Vincent Engel développe cette histoire d'amour autour de la thèse selon laquelle les hommes, dans leur folie, font des révolutions meurtrières que les femmes subissent, tout en tentant de résister et de sortir de cet en­grenage : ainsi, le retour de Laetitia à Monte­chiarro, et sa relation avec Giovanni, qui abandonne son engagement révolutionnaire dans les Brigades Rouges, semblent enfin conjurer cette malédiction. Mais, fort occupé à démontrer sa thèse, l'auteur oublie ici que de nombreuses femmes étaient engagées dans le mouvement communiste combattant. De même, l'assimilation qu'il fait entre les Bri­gades Rouges et les fascistes me semble ha­sardeuse, et pour le moins mal étayée. A vrai dire, le grand moment d'intensité du récit est celui de la rencontre entre Agnese et Sébastien, comme la période historique la mieux développée par l'auteur est celle du fascisme, même si les lecteurs de Carlo Levi se rappelleront que les potentats de cette époque n'ont pas besoin d'être caricaturés pour apparaître tragi-comiques. Les deux autres périodes, celles du « Risorgimento » et celle des « années de plomb », sont abor­dées de façon sommaire et se plient plus à la nécessité du récit qu'ils ne le nourrissent vraiment. C'est dommage, d'autant plus que Vincent Engel fait montre ici d'un vrai talent de conteur.

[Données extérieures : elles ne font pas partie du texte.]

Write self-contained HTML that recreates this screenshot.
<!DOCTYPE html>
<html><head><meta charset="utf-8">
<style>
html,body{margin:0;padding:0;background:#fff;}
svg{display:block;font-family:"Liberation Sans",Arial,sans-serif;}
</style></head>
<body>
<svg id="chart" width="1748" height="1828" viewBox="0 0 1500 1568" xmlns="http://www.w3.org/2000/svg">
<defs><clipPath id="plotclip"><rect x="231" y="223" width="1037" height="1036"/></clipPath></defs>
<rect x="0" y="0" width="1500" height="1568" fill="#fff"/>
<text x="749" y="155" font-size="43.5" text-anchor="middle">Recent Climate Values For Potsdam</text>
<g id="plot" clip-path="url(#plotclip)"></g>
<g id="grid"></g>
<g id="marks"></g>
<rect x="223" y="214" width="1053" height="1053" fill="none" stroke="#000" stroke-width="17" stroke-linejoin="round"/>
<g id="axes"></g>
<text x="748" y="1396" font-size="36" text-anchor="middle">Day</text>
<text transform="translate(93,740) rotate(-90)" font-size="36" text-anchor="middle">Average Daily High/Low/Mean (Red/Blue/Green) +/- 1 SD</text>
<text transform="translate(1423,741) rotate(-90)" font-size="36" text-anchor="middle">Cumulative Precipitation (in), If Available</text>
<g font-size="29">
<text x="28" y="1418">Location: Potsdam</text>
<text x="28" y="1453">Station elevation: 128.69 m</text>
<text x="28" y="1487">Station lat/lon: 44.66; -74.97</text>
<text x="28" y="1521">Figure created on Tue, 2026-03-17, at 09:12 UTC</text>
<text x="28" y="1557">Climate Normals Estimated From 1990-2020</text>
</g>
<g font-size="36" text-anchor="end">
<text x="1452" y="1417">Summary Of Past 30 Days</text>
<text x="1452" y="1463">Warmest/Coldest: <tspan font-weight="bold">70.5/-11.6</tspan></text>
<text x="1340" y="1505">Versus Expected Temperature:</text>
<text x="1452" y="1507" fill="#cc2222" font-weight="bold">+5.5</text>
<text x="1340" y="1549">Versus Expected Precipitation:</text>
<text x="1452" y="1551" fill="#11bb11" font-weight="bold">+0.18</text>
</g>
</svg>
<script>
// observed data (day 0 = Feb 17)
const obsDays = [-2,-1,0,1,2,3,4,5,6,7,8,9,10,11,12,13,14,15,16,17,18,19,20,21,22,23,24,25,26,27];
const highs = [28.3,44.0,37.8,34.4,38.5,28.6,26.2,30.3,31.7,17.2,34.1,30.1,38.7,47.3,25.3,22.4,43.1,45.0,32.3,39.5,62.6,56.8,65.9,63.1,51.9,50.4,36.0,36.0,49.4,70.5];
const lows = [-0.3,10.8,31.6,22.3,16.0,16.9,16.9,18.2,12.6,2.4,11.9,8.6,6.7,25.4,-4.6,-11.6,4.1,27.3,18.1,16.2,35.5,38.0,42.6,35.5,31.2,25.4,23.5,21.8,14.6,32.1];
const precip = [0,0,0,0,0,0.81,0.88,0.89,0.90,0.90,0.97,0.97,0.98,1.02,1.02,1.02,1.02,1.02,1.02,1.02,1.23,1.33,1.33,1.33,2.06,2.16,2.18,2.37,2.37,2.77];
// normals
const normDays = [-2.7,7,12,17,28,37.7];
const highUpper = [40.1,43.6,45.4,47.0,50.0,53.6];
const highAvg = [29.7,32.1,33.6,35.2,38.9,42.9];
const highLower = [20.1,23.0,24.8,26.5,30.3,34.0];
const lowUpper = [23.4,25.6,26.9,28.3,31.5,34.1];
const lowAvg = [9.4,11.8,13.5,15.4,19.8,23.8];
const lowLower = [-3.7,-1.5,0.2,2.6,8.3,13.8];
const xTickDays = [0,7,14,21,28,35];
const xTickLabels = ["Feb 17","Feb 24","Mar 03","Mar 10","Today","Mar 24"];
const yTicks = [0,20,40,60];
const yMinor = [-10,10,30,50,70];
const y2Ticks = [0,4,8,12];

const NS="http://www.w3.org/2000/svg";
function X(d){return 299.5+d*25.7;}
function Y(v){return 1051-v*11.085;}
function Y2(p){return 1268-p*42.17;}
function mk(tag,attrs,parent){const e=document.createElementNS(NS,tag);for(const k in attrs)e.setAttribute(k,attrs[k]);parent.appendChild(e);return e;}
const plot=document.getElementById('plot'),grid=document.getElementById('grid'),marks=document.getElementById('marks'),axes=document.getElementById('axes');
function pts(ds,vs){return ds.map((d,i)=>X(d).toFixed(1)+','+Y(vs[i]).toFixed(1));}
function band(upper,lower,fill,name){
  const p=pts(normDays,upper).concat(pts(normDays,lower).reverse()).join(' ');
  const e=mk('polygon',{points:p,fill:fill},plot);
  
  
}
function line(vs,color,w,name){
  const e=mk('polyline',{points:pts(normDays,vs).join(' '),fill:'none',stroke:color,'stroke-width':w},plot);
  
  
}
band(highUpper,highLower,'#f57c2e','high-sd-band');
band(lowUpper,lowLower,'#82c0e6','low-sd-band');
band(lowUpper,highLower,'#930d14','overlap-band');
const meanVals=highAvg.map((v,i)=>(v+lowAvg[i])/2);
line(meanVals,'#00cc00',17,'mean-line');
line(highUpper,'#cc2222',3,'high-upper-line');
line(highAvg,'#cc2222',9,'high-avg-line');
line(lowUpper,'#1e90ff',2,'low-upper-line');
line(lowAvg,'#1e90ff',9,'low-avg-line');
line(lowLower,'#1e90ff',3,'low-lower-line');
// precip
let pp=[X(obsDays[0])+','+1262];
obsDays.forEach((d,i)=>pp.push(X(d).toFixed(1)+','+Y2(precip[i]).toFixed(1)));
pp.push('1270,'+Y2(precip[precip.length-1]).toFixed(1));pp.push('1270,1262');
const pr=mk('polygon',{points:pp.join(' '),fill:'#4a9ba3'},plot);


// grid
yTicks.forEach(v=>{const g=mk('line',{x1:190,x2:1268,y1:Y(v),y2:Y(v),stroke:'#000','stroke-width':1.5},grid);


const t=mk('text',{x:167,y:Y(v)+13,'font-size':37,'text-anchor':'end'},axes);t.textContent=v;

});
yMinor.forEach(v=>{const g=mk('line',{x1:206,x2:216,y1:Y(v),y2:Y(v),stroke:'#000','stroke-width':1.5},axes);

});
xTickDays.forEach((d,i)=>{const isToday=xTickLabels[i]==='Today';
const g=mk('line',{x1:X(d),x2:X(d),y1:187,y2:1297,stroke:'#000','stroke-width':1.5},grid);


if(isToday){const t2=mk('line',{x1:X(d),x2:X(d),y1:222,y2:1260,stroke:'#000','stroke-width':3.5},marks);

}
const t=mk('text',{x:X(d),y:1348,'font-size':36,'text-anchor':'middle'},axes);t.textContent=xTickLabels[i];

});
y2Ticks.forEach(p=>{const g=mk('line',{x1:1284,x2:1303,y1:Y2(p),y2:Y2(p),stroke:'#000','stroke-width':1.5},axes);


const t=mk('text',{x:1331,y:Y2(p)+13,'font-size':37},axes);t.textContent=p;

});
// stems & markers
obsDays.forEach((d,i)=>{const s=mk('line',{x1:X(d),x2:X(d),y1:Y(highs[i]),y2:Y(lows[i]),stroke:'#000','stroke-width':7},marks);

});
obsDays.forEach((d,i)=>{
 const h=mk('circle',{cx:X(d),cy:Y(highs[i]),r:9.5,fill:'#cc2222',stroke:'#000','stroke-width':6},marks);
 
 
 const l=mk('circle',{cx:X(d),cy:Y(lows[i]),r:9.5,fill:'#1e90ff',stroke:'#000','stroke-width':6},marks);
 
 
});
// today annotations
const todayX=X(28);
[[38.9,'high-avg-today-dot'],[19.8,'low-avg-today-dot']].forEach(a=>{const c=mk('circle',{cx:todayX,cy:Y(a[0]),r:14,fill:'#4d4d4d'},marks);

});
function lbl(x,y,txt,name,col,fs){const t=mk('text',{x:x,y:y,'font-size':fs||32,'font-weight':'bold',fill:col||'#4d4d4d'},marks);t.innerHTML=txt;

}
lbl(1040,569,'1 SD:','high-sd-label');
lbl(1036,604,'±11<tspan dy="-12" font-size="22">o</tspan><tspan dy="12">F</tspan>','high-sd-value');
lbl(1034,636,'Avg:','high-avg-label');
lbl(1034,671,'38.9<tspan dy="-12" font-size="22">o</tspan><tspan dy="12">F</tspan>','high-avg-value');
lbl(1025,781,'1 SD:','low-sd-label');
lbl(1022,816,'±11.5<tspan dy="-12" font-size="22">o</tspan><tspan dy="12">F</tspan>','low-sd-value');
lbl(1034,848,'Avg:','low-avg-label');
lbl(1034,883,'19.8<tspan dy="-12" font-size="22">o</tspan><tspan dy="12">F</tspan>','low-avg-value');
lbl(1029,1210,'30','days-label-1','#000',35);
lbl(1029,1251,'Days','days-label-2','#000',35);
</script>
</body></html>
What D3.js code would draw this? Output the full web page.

Ce qui se passe du point de vue historique se retrouve dans les décors de la Toscane d'Engel. Ah ! chère Toscane ! le charme de ses petites villes, ses vertes collines, ses cy­près, sa gastronomie, son esprit de clocher... Visitez la Toscane ! En lisant Vincent Engel, on a cette impression, qui va s'amplifiant au cours de la lecture, d'une vision un peu trop touristique de ce pays. Pas une observation sur le comportement des autochtones n'échappe à la banalité et, dès les premières pages, on trouve des descriptions de pay­sages et de nourritures dignes des guides touristiques sur la région les plus fréquentés. Ce qui fait défaut aux décors de Retour à Montechiarro, c'est un regard personnel sur les paysages ; le village et les lieux alentours ont probablement touché l'auteur, mais il n'a pas trouvé ce qui faisait pour lui leur vé­ritable particularité. De même si l'auteur semble avoir une connaissance extérieure va­lable de l'histoire d'Italie, il lui manque une intériorisation de cette histoire, ainsi que le questionnement qui lui est inhérent — et qui aurait probablement nui à son projet, ou en tous cas l'aurait rendu cent fois plus com­pliqué. On a trop souvent l'impression, en lisant Retour à Montechiarro, de la rencontre très peu surréaliste entre un manuel d'his­toire et un guide Michelin.